Não foram poucas as séries que resolveram construir sua essência tendo como pano de fundo um olhar saudosista ao passado, com especial atenção à infância e adolescência. E muitas delas conseguiram ficar no imaginário do público, como Anos Incríveis e Todo Mundo Odeia o Chris, ou mais recentemente sucessos como The Goldbergs. A nova aposta da CBS, Young Sheldon, pega carona no fenômeno, ao mesmo tempo que procura dar fôlego à série da qual se originou.
The Big Bang Theory vem sofrendo com uma grande dificuldade em manter o antigo (e muito fiel) público em frente à TV para assistir aos pouco mais de vinte minutos de um show que insiste em fazer um humor emperrado – quando não, engessado. Com isso em mente, Chuck Lorre e o canal não pensaram duas vezes em pegar Sheldon Cooper, seu personagem mais carismático, e elaborar a construção de seu passado.
Ironia ou não, Young Sheldon conseguiu contrariar todas as expectativas acerca do programa: caiu nas graças de uma parcela do público que havia abandonado The Big Bang Theory, conquistou um público novo e carente de séries que mexessem com a memória afetiva e gerou uma imensa birra no fandom da série “original”. Cada um destes elementos está ancorado em uma justificativa diferente, que tentaremos explicar abaixo.
A série entrou na CBS sob o olhar desconfiado da crítica. Com falhas na história, que iam desde contradições com The Big Bang Theory (Sheldon sempre afirmou que teve uma relação muito distante com o pai, o que não vemos na série) a erros de casting (Sheldon de olhos azuis?), os primeiros episódios eram engessados, com roteiro frágil e calcado no excesso de fofura do mini Sheldon Cooper. Concomitantemente, ela quebrava aquele humor irônico, autodestrutivo e um tanto sarcástico pelo qual o personagem ficou marcado, o que afastou parte do fandom. Em contrapartida, a quebra de formato do show (filmado também em cenas externas e sem claque) atraiu um público que havia se distanciado dos nerds, além de uma audiência nova.
Ironia ou não, Young Sheldon conseguiu contrariar todas as expectativas a cerca do programa: caiu nas graças de uma parcela do público que havia abandonado The Big Bang Theory, conquistou um público novo e carente de séries que mexessem com a memória afetiva e gerou uma imensa birra no fandom da série ‘original’.
Nada disso, no entanto, teria dado certa se os roteiristas não tivessem trabalho com empenho para dar força ao programa, especialmente no momento em que ampliaram a participação de alguns personagens, tirando a responsabilidade do ator mirim escalado, Iain Armitage, de carregar o seriado nas costas. Desta maneira, o espectador viu algumas performances bem interessantes, suficiente para dar a Young Sheldon tempo para cativar a audiência.

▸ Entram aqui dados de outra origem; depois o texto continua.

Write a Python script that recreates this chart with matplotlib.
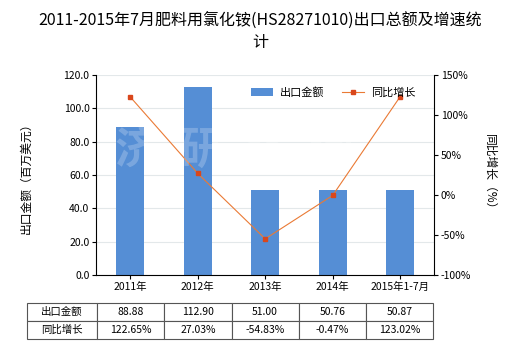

Jim Parsons assumiu a função de narrar em off a série, que apresenta ao público a formação do personagem que reluta em se conformar com regras tácitas da interação social. Diferente do Sheldon adulto, o mirim tem a seu favor a ausência de claque, que torna a personalidade condescendente e indelicada menos forçada. Não obstante, parece que, em momentos, ele ainda é excessivamente fofo, que talvez explique as razões para os coadjuvantes terem crescido tanto no decorrer da primeira temporada, encerrada em maio.
Enquanto Georgie (Montana Jordan) e Missy (Raegan Revord) ganharam mais espaço e serviram como contraponto não tão estereotipado, Zoe Perry (como Mary, mãe de Sheldon – a atriz é filha de Laurie Metcalf, que interpreta Mary em The Big Bang Theory) e Meemaw (a excelente Annie Potts, no papel de avó do protagonista) roubam a cena em muitos episódios, atuando como personagens antagônicos, que, mesmo não tendo muita influência na personalidade de Sheldon, são fundamentais na criação de uma zona de proteção para o garoto, que, em virtude da inteligência, avançou nos estudos e sofria com as relações sociais. Já Lance Barber, como George Senior, funciona como uma carta na manga, um alívio cômico interessante nessa selva de personagens tão diferentes entre si.
Young Sheldon, talvez, não irá ter vida longa, mesmo com números de audiência interessantes. Tudo depende muito de que forma a trama será conduzida, em especial de que maneira o humor seguirá sendo a tônica do programa, que deverá, em breve, cruzar com casos dramáticos na história do protagonista – como a morte de George Senior. De toda forma, é uma aposta ambiciosa da CBS, um experimento interessante para o universo de sitcoms. Quem viver, verá.